Berlin prosecutors said Monday they have charged a member of the far-right Alternative for Germany (AfD) party with making a Nazi salute in parliament.
The suspect allegedly "greeted a party colleague... at the east entrance to the Reichstag building with a heel click and a Hitler salute" in June 2023, the prosecutors said in a statement.
Making such a salute is illegal in Germany and is punishable by up to three years in prison.
The Bild daily named the lawmaker as Matthias Moosdorf, 60, a member of parliament for the city of Zwickau in the former East German state of Saxony.
"The accused is said to have been aware that the greeting... was visible to others in the entrance area," the prosecutors said.
Moosdorf was stripped of his parliamentary immunity over the accusation in October.
On Monday he posted on the X platform denying having made the gesture.
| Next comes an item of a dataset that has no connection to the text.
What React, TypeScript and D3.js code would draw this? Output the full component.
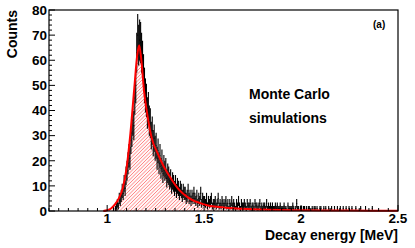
import * as d3 from "d3";

// histogram: bins of 0.005 MeV starting at 1.000
const binStart = 1.0;
const binWidth = 0.005;
const counts = [
  0, 0, 0, 0, 0, 0, 1, 0, 1, 2,
  3, 2, 5, 4, 6, 8, 7, 11, 9, 14,
  16, 19, 22, 21, 28, 31, 36, 34, 45, 50,
  63, 70, 66, 68, 67, 63, 60, 55, 50, 46,
  44, 39, 41, 36, 35, 30, 32, 27, 29, 25,
  26, 21, 24, 19, 22, 17, 20, 15, 18, 16,
  17, 13, 15, 14, 12, 13, 10, 12, 11, 9,
  11, 8, 10, 9, 7, 9, 8, 6, 8, 7,
  7, 5, 6, 8, 5, 6, 4, 6, 5, 7,
  5, 4, 6, 3, 5, 4, 7, 3, 5, 4,
  4, 3, 5, 2, 4, 3, 4, 5, 2, 3,
  3, 4, 2, 3, 5, 2, 3, 2, 4, 3,
  2, 3, 4, 2, 3, 1, 3, 2, 4, 2,
  3, 2, 1, 3, 2, 4, 2, 1, 3, 2,
  2, 3, 2, 1, 3, 2, 2, 3, 1, 2,
  2, 1, 3, 2, 2, 1, 2, 3, 1, 2,
  1, 2, 2, 1, 3, 1, 2, 1, 2, 1,
  2, 1, 1, 2, 1, 2, 1, 1, 2, 1,
  1, 1, 2, 1, 1, 0, 2, 1, 1, 1,
  1, 2, 1, 0, 1, 3, 1, 1, 0, 1,
  1, 0, 1, 1, 0, 1, 0, 1, 1, 0,
  0, 1, 0, 1, 1, 0, 1, 0, 0, 1,
  1, 0, 0, 1, 0, 1, 0, 0, 1, 0,
  0, 1, 0, 0, 1, 0, 0, 1, 0, 0,
  1, 0, 0, 1, 0, 0, 1, 0, 0, 1,
  0, 0, 1, 0, 0, 0, 1, 0, 0, 0,
  0, 1, 0, 0, 0, 0, 1, 0, 0, 0,
  0, 0, 0, 1, 0, 0, 0, 0, 0, 0,
];

// fitted curve
const fitE = [0.98, 1.0, 1.02, 1.04, 1.06, 1.08, 1.1, 1.12, 1.14, 1.155, 1.165, 1.175, 1.19, 1.21, 1.23, 1.26, 1.29, 1.32, 1.37, 1.42, 1.5, 1.6, 1.75, 2.0, 2.25, 2.5];
const fitN = [0, 0.3, 1, 2.6, 5, 9, 17, 31, 49, 62, 66, 61, 48, 37, 29, 23, 18, 14, 8.5, 5.2, 2.6, 1.4, 0.7, 0.3, 0.15, 0.1];

const xMajor = [1, 1.5, 2, 2.5];
const yMajor = [0, 10, 20, 30, 40, 50, 60, 70, 80];

const W = 415;
const H = 248;
const m = { left: 49, right: 17, top: 10, bottom: 37 };
const font = "'Liberation Sans', Arial, Helvetica, sans-serif";

export default function App() {
  const x = d3.scaleLinear().domain([0.7, 2.5]).range([m.left, W - m.right]);
  const y = d3.scaleLinear().domain([0, 80]).range([H - m.bottom, m.top]);
  const y0 = y(0);

  const fit = fitE.map((e, i) => [e, fitN[i]] as [number, number]);
  const line = d3
    .line<[number, number]>()
    .x((d) => x(d[0]))
    .y((d) => y(d[1]))
    .curve(d3.curveMonotoneX);
  const area = d3
    .area<[number, number]>()
    .x((d) => x(d[0]))
    .y0(y0)
    .y1((d) => y(d[1]))
    .curve(d3.curveMonotoneX);

  const bins = counts
    .map((n, i) => ({ e: binStart + (i + 0.5) * binWidth, n }))
    .filter((b) => b.n > 0);

  const xMinor = d3.range(0.7, 2.5001, 0.05).map((v) => Math.round(v * 100) / 100);
  const yMinor = d3.range(0, 81, 2);

  // diagonal hatch lines "/" clipped to the area under the fit
  const hatchStep = 3.5;
  const hatch = d3.range(m.left - 220, W, hatchStep);

  return (
    <svg
      width={W}
      height={H}
      style={{ position: "absolute", left: 0, top: 0, background: "#fff" }}
      fontFamily={font}
    >
      <defs>
        <clipPath id="fitClip">
          <path d={area(fit) || ""} />
        </clipPath>
      </defs>
      <rect width={W} height={H} fill="#fff" />

      {/* hatched area under the fit */}
      <g clipPath="url(#fitClip)">
        <path d={area(fit) || ""} fill="#fff6f6" />
        {hatch.map((h) => (
          <line
            key={h}
            x1={h}
            y1={y0}
            x2={h + (y0 - m.top)}
            y2={m.top}
            style={{ stroke: "rgb(255,125,125)", strokeWidth: 0.9 }}
          />
        ))}
      </g>

      {/* histogram error bars */}
      <g stroke="#000" strokeWidth={1.1}>
        {bins.map((b, i) => {
          const err = Math.sqrt(b.n);
          return (
            <g key={i}>
              <line x1={x(b.e)} x2={x(b.e)} y1={y(Math.max(0, b.n - err))} y2={y(b.n + err)} />
              <line
                x1={x(b.e - binWidth / 2)}
                x2={x(b.e + binWidth / 2)}
                y1={y(b.n)}
                y2={y(b.n)}
              />
            </g>
          );
        })}
      </g>

      {/* fit curve */}
      <path d={line(fit) || ""} fill="none" stroke="#ff0000" strokeWidth={2} />

      {/* frame */}
      <rect
        x={m.left}
        y={m.top}
        width={W - m.left - m.right}
        height={H - m.top - m.bottom}
        fill="none"
        stroke="#000"
        strokeWidth={1.2}
      />

      {/* ticks */}
      <g stroke="#000" strokeWidth={1}>
        {yMinor.map((v) => (
          <line key={"ym" + v} x1={m.left} x2={m.left + (v % 10 === 0 ? 6 : 3)} y1={y(v)} y2={y(v)} />
        ))}
        {xMinor.map((v) => {
          const major = xMajor.some((t) => Math.abs(t - v) < 1e-6);
          return <line key={"xm" + v} x1={x(v)} x2={x(v)} y1={y0} y2={y0 - (major ? 6 : 3)} />;
        })}
      </g>

      <g fontSize={13.5} fontWeight="bold" fill="#000">
        {yMajor.map((v) => (
          <text key={"yl" + v} x={m.left - 2} y={y(v)} dy="0.36em" textAnchor="end">
            {v}
          </text>
        ))}
        {xMajor.map((v) => (
          <text key={"xl" + v} x={x(v)} y={y0 + 12} textAnchor="middle">
            {v}
          </text>
        ))}
      </g>

      <text
        transform={`translate(16.5, ${m.top}) rotate(-90)`}
        textAnchor="end"
        fontSize={14}
        fontWeight="bold"
      >
        Counts
      </text>
      <text x={W - m.right} y={240} textAnchor="end" fontSize={14} fontWeight="bold">
        Decay energy [MeV]
      </text>
      <text x={373} y={28} fontSize={10} fontWeight="bold">
        (a)
      </text>
      <text x={249} y={99} fontSize={14} fontWeight="bold">
        Monte Carlo
      </text>
      <text x={249} y={123} fontSize={14} fontWeight="bold">
        simulations
      </text>
    </svg>
  );
}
Moosdorf has been a member of the AfD since 2016 and was until recently a foreign policy spokesman for the party's parliamentary group.
But he was relieved of this duty in May after his friendliness towards Russia caused friction within the party.
In October 2024, it emerged that Moosdorf, a trained cellist, was an honorary professor at a Moscow music academy.
In 2023 and 2024, he gave several concerts in Russia that are said to have been paid for by the Kremlin, according to Bild.